The Federal Communications Commission (FCC) is preparing to close out its Emergency Connectivity Fund (ECF), which Congress authorized in 2021 to facilitate remote learning during the COVID-19 pandemic. Nationwide, eligible schools, districts, libraries, and consortia have requested over $9.2 billion through the program to provide internet connectivity and devices for instruction, research, and homework. In California, most applicants were school districts, and the majority of these funds went to districts with high percentages of students with historically tenuous internet access. Districts were also more likely to use ECF funds for connectivity services, rather than devices.
In California, school districts submitted 2,206 applications, and the ECF approved about $859 million in funding requests. The majority of these funds went to districts with high proportions of Black, Latino, or low-income students, groups that tend to have lower levels of internet access. Districts with high concentrations of Black or Latino students garnered a majority of the funds ($511 million), an outsize share given their proportion of applications. Similarly, low-income districts also received more than half of the total ($447 million), though they submitted a smaller proportion of applications.
Districts with high percentages of English Learners (ELs) represented a little less than a third of applications and received $210 million, or about a quarter of the total funds. Districts without high concentrations of any of these student groups secured $246 million.
Of course, districts vary considerably in the number of students they serve.

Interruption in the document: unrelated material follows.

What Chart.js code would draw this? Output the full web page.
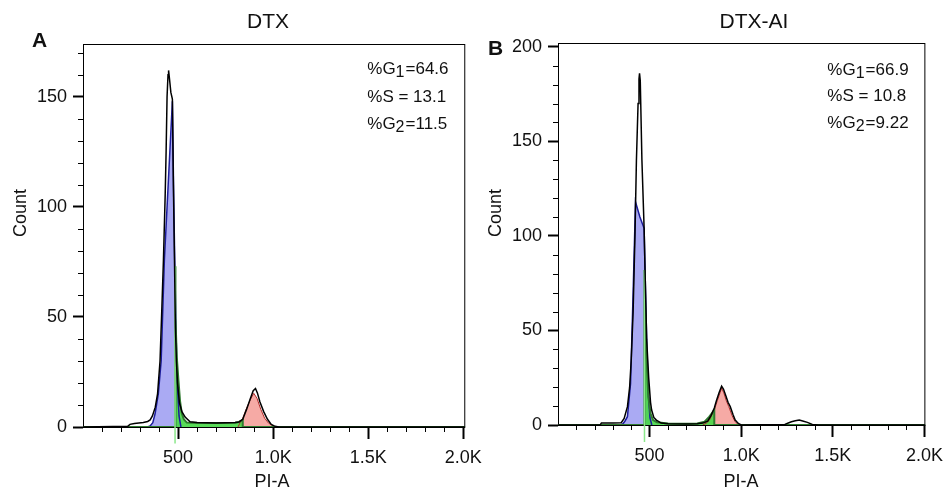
<!DOCTYPE html>
<html>
<head>
<meta charset="utf-8">
<title>DTX / DTX-AI cell cycle</title>
<script src="https://cdn.jsdelivr.net/npm/chart.js@4.4.1/dist/chart.umd.min.js"></script>
<style>
  html, body { margin: 0; padding: 0; background: #fff; overflow: hidden; }
  #wrap { position: relative; width: 951px; height: 493px; }
  canvas { position: absolute; top: 0; }
  #chartA { left: 0; width: 490px; height: 493px; }
  #chartB { left: 475px; width: 476px; height: 493px; }
</style>
</head>
<body>
<div id="wrap">
  <canvas id="chartA" width="490" height="493"></canvas>
  <canvas id="chartB" width="476" height="493"></canvas>
</div>
<script>
// ---- data: [PI-A, count] ----

// panel A (DTX)
const dtxTotal = [[0,0],[235,0.3],[247,1.2],[270,1.6],[317,2],[340,2.5],[353,3.2],[365,5],[380,9],[392,15],[405,30],[415,55],[423,76],[432,105],[437,125],[442,150],[447,160],[450,162],[455,158],[462,152],[470,149],[475,112],[481,76],[486,45],[491,30],[497,20],[507,11],[520,7],[537,4.5],[563,2.4],[600,2],[700,1.8],[800,2],[820,2.3],[840,3.5],[860,8],[880,13],[895,16.5],[907,17.5],[917,15.5],[930,11.5],[950,7],[970,3.5],[990,1.2],[1010,0.3],[1030,0],[2010,0]];
const dtxG1 = [[340,0],[353,0.5],[367,2],[379,6],[396,15],[411,30],[428,76],[449,112],[470,148],[476,110],[483,72],[490,40],[497,18],[505,5],[515,0]];
const dtxS = [[0,0],[484,0],[484,73],[488,50],[493,32],[502,21],[510,12],[519,6.4],[530,3.5],[546,2],[600,1.8],[700,1.8],[800,1.9],[820,2.3],[840,3.2],[840,0],[2010,0]];
const dtxG2 = [[815,0],[825,1.8],[840,4],[860,8.5],[880,12.5],[898,15.3],[915,13],[935,8],[955,4],[975,1.8],[1000,0.5],[1015,0]];
const dtxGate = [[484,-7.5],[484,73]];
const dtxStats = ['64.6', '13.1', '11.5'];

// panel B (DTX-AI)
const aiTotal = [[0,0],[230,0],[237,1.1],[300,1.1],[345,1.2],[361,3.5],[379,9.7],[391,20],[400,35],[410,60],[420,100],[428,140],[437,170],[442,183],[445,186],[449,182],[458,140],[470,104],[475,82],[484,45],[495,25],[505,12],[511,7.9],[523,4],[537,2.6],[563,1],[600,0.6],[700,0.5],[760,0.6],[790,1],[817,2],[835,5],[853,9],[865,13],[879,17],[893,20.5],[903,19],[914,16],[928,12],[940,9.7],[955,5.5],[967,2.6],[984,0.8],[1000,0],[1238,0.3],[1260,1.2],[1274,1.7],[1295,2.2],[1317,2.6],[1340,2],[1361,1.4],[1388,0.3],[1420,0],[2005,0]];
const aiG1 = [[340,0],[353,0.5],[365,2],[379,4.4],[396,22],[410,70],[423,118],[447,110],[470,104],[475,82],[484,45],[493,17],[502,3.7],[512,0]];
const aiS = [[0,0],[472,0],[472,82],[475,63],[484,35],[493,15],[505,6],[519,2.6],[540,1.5],[600,0.8],[700,0.6],[760,0.8],[800,1.8],[826,4.4],[853,7.9],[853,0],[2005,0]];
const aiG2 = [[790,0],[810,1],[826,2.5],[853,7.9],[870,13],[893,19.5],[905,17],[918,13],[932,9.7],[950,5],[965,2],[980,0.5],[990,0]];
const aiGate = [[472,-9],[472,82]];
const aiStats = ['66.9', '10.8', '9.22'];

// axes
const xTicks = [500, 1000, 1500, 2000];
const xTickLabels = ['500', '1.0K', '1.5K', '2.0K'];
const yTicksA = [0, 50, 100, 150];
const yTicksB = [0, 50, 100, 150, 200];

const FONT = '"Liberation Sans", Arial, sans-serif';

function pts(arr) {
  return arr.map(([x, y]) => ({ x, y }));
}

function buildDatasets(total, g1, s, g2, gate) {
  return [
    { label: 'Total', data: pts(total), borderColor: '#000', borderWidth: 1.5, fill: false, order: 0 },
    { label: 'S', data: pts(s), borderColor: '#2f7a2f', borderWidth: 2, backgroundColor: 'rgba(70,215,70,0.9)', fill: 'origin', order: 1 },
    { label: 'Gate', data: pts(gate), borderColor: '#8be88b', borderWidth: 1.5, fill: false, clip: false, order: 0 },
    { label: 'G2', data: pts(g2), borderColor: '#b02a2a', borderWidth: 1, backgroundColor: '#f6aaa5', fill: 'origin', order: 2 },
    { label: 'G1', data: pts(g1), borderColor: '#1c1c9c', borderWidth: 1.5, backgroundColor: '#aaaaf3', fill: 'origin', order: 3 }
  ];
}

// frame, minor ticks and the panel texts
const decor = {
  id: 'decor',
  beforeDatasetsDraw(chart, args, o) {
    const { ctx, chartArea: a, scales: { x, y } } = chart;
    ctx.save();
    ctx.strokeStyle = '#000';
    ctx.lineWidth = 1;
    ctx.strokeRect(a.left + 0.5, a.top + 0.5, a.right - a.left - 1, a.bottom - a.top);
    ctx.beginPath();
    for (let v = 100; v < x.max; v += 100) {
      if (v % 500 === 0) continue;
      const px = Math.round(x.getPixelForValue(v)) + 0.5;
      ctx.moveTo(px, a.bottom);
      ctx.lineTo(px, a.bottom + 5);
    }
    for (let v = 10; v < y.max; v += 10) {
      if (v % 50 === 0) continue;
      const py = Math.round(y.getPixelForValue(v)) + 0.5;
      ctx.moveTo(a.left - 5, py);
      ctx.lineTo(a.left, py);
    }
    ctx.stroke();
    ctx.restore();
  },
  afterDraw(chart, args, o) {
    const ctx = chart.ctx;
    ctx.save();
    ctx.fillStyle = '#111';

    ctx.font = 'bold 21px ' + FONT;
    ctx.textAlign = 'left';
    ctx.textBaseline = 'alphabetic';
    ctx.fillText(o.panel, o.panelX, o.panelY);

    ctx.font = '21px ' + FONT;
    ctx.textAlign = 'center';
    ctx.fillText(o.title, o.titleX, 28);

    ctx.font = '18px ' + FONT;
    ctx.fillText('PI-A', o.xTitleX, 487);
    ctx.save();
    ctx.translate(26, 213);
    ctx.rotate(-Math.PI / 2);
    ctx.fillText('Count', 0, 0);
    ctx.restore();

    // %G1 / %S / %G2 read-out
    const left = chart.chartArea.right - 98;
    const rows = [['%G', '1', '=', 0], ['%S = ', '', '', 1], ['%G', '2', '=', 2]];
    ctx.textAlign = 'left';
    rows.forEach(([head, sub, eq, i], r) => {
      const base = o.statY[r];
      let cx = left;
      ctx.font = '17px ' + FONT;
      ctx.fillText(head, cx, base);
      cx += ctx.measureText(head).width;
      if (sub) {
        ctx.font = '16px ' + FONT;
        ctx.fillText(sub, cx, base + 3);
        cx += ctx.measureText(sub).width + 1;
        ctx.font = '17px ' + FONT;
      }
      ctx.fillText(eq + o.stats[i], cx, base);
    });
    ctx.restore();
  }
};

function buildOptions(p) {
  return {
    responsive: false,
    animation: false,
    events: [],
    layout: { autoPadding: false, padding: { left: 0, top: p.top, right: p.right, bottom: 0 } },
    elements: { point: { radius: 0 }, line: { tension: 0 } },
    plugins: {
      legend: { display: false },
      tooltip: { enabled: false },
      filler: { drawTime: 'beforeDatasetsDraw' },
      decor: p.decor
    },
    scales: {
      x: {
        type: 'linear',
        min: 0,
        max: p.xMax,
        afterBuildTicks: (s) => { s.ticks = xTicks.map(v => ({ value: v })); },
        afterFit: (s) => { s.height = p.xHeight; },
        border: { display: false },
        grid: { drawOnChartArea: false, tickLength: 12, tickWidth: 2, tickColor: '#000' },
        ticks: {
          callback: (v, i) => xTickLabels[i],
          padding: 8,
          maxRotation: 0,
          autoSkip: false,
          color: '#111',
          font: { family: FONT, size: 18 }
        }
      },
      y: {
        min: 0,
        max: p.yMax,
        afterBuildTicks: (s) => { s.ticks = p.yTicks.map(v => ({ value: v })); },
        afterFit: (s) => { s.width = 83; },
        border: { display: false },
        grid: { drawOnChartArea: false, tickLength: 10, tickWidth: 2, tickColor: '#000' },
        ticks: {
          padding: 6,
          color: '#111',
          font: { family: FONT, size: 18 }
        }
      }
    }
  };
}

new Chart(document.getElementById('chartA'), {
  type: 'line',
  data: { datasets: buildDatasets(dtxTotal, dtxG1, dtxS, dtxG2, dtxGate) },
  plugins: [decor],
  options: buildOptions({
    top: 44, right: 24, xHeight: 66, xMax: 2010, yMax: 174, yTicks: yTicksA,
    decor: { panel: 'A', panelX: 32, panelY: 47, title: 'DTX', titleX: 268, xTitleX: 272,
             stats: dtxStats, statY: [74, 101.5, 128.5] }
  })
});

new Chart(document.getElementById('chartB'), {
  type: 'line',
  data: { datasets: buildDatasets(aiTotal, aiG1, aiS, aiG2, aiGate) },
  plugins: [decor],
  options: buildOptions({
    top: 43, right: 11, xHeight: 68, xMax: 2005, yMax: 202, yTicks: yTicksB,
    decor: { panel: 'B', panelX: 13, panelY: 55, title: 'DTX-AI', titleX: 279, xTitleX: 266,
             stats: aiStats, statY: [75, 100.5, 128] }
  })
});
</script>
</body>
</html>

Per student awards tended to be higher for applications submitted by districts with historically underserved populations. Low-income districts received an average of $355 per student, compared to $148 per student for all other districts. Funding for districts with high shares of Black or Latino students was $320 per student, while high-EL districts received an average of $229 per district.

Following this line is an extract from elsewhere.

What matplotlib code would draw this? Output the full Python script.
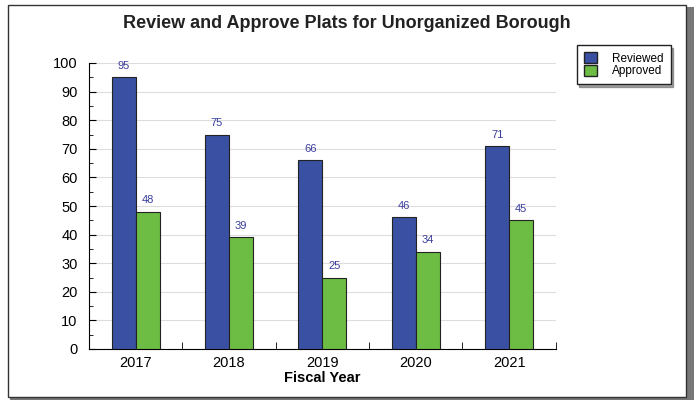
import matplotlib.pyplot as plt
from matplotlib.patches import Rectangle, Patch
import numpy as np

plt.rcParams['font.family'] = ['Liberation Sans', 'DejaVu Sans']

# data
years = ['2017', '2018', '2019', '2020', '2021']
reviewed = [95, 75, 66, 46, 71]
approved = [48, 39, 25, 34, 45]

blue = '#3a51a3'
green = '#6dbd45'
label_col = '#3a3d9c'

fig = plt.figure(figsize=(6.94, 4), dpi=100)

# outer frame with a grey shadow
fig.patches.append(Rectangle((0.0145, 0.0), 0.985, 0.9825, transform=fig.transFigure,
                             facecolor='#777777', edgecolor='none', zorder=-2))
fig.patches.append(Rectangle((0.0115, 0.0075), 0.977, 0.98, transform=fig.transFigure,
                             facecolor='white', edgecolor='#333333', lw=1.0, zorder=-1))

ax = fig.add_axes([0.128, 0.1275, 0.673, 0.715])
x = np.arange(len(years))
w = 0.257
b1 = ax.bar(x - w / 2, reviewed, w, color=blue, edgecolor='#222222', lw=0.8, zorder=3)
b2 = ax.bar(x + w / 2, approved, w, color=green, edgecolor='#222222', lw=0.8, zorder=3)

for bars, vals in ((b1, reviewed), (b2, approved)):
    for r, v in zip(bars, vals):
        ax.text(r.get_x() + r.get_width() / 2, v + 2.2, str(v), ha='center', va='bottom',
                fontsize=8, color=label_col)

ax.set_xlim(-0.5, 4.5)
ax.set_ylim(0, 100)
ax.set_yticks(range(0, 101, 10))
ax.set_yticks(range(0, 101, 5), minor=True)
ax.set_xticks(x)
ax.set_xticklabels(years)
ax.set_xticks(np.arange(0.5, 5, 1), minor=True)
ax.tick_params(axis='x', which='major', length=0, labelsize=10.5, pad=5)
ax.tick_params(axis='x', which='minor', direction='in', length=5)
ax.tick_params(axis='y', which='major', direction='in', length=5, labelsize=10.5, pad=8)
ax.tick_params(axis='y', which='minor', direction='in', length=3)
ax.grid(axis='y', color='#dddddd', lw=0.8, zorder=0)
for s in ('top', 'right'):
    ax.spines[s].set_visible(False)
ax.set_xlabel('Fiscal Year', fontsize=10.5, fontweight='bold', labelpad=1)

fig.text(0.5, 0.94, 'Review and Approve Plats for Unorganized Borough', ha='center', va='center',
         fontsize=13, fontweight='bold', color='#222222')

handles = [Patch(facecolor=blue, edgecolor='#222222', label='Reviewed'),
           Patch(facecolor=green, edgecolor='#222222', label='Approved')]
fig.legend(handles=handles, loc='upper left', bbox_to_anchor=(0.831, 0.888), fontsize=8.5,
           frameon=True, fancybox=False, shadow=True, edgecolor='#222222',
           handlelength=1.1, handleheight=1.1, handletextpad=1.3, labelspacing=0.0,
           borderpad=0.6, borderaxespad=0)

fig.savefig('out.png', dpi=100)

ECF dollars may be used for devices, such as laptops or tablets (smartphones and desktops are not supported), or for connectivity services, such as satellite, wireless, or fiber connection for off-campus use by students or district staff. Funds may also be used for connectivity equipment, such as modems, routers, or Wi-Fi hotspots.
Overall, districts were more likely to apply for assistance with connectivity rather than devices. In addition, districts with high shares of historically underserved students were somewhat more likely to apply for assistance with connectivity than their counterparts. About 75% of district applications with high percentages of Black or Latino, low-income, or EL students specified either connectivity services or connectivity-related equipment, like modems, routers, or Wi-Fi hotspots. Other districts applied for connectivity assistance roughly 70% of the time. The vast majority of districts that specified connectivity needs wanted to use funds for broadband service itself, with modems and routers constituting only 3% of applications, and hotspots about 6%.
Among districts that used funds for devices, laptops were the most common choice, constituting about 21% of applications from districts with high proportions of underserved groups and about a quarter of those from other districts. Districts requested funds for tablets only about 3% (districts with underserved populations) and 6% (other districts) of the time.
In recent years, the ECF has represented just one effort among many federal and state initiatives to assist students in securing internet access. For instance, the federal Affordable Connectivity Program provides subsidies for high-speed internet subscriptions, though it has so far struggled to reach eligible households. As the ECF winds to a close, it will be important to evaluate its effectiveness and that of other federal and state subsidy programs that assist students in securing internet access. Ensuring that unserved and underserved communities are able to take advantage of these funds will be key to narrowing the digital divide in our state.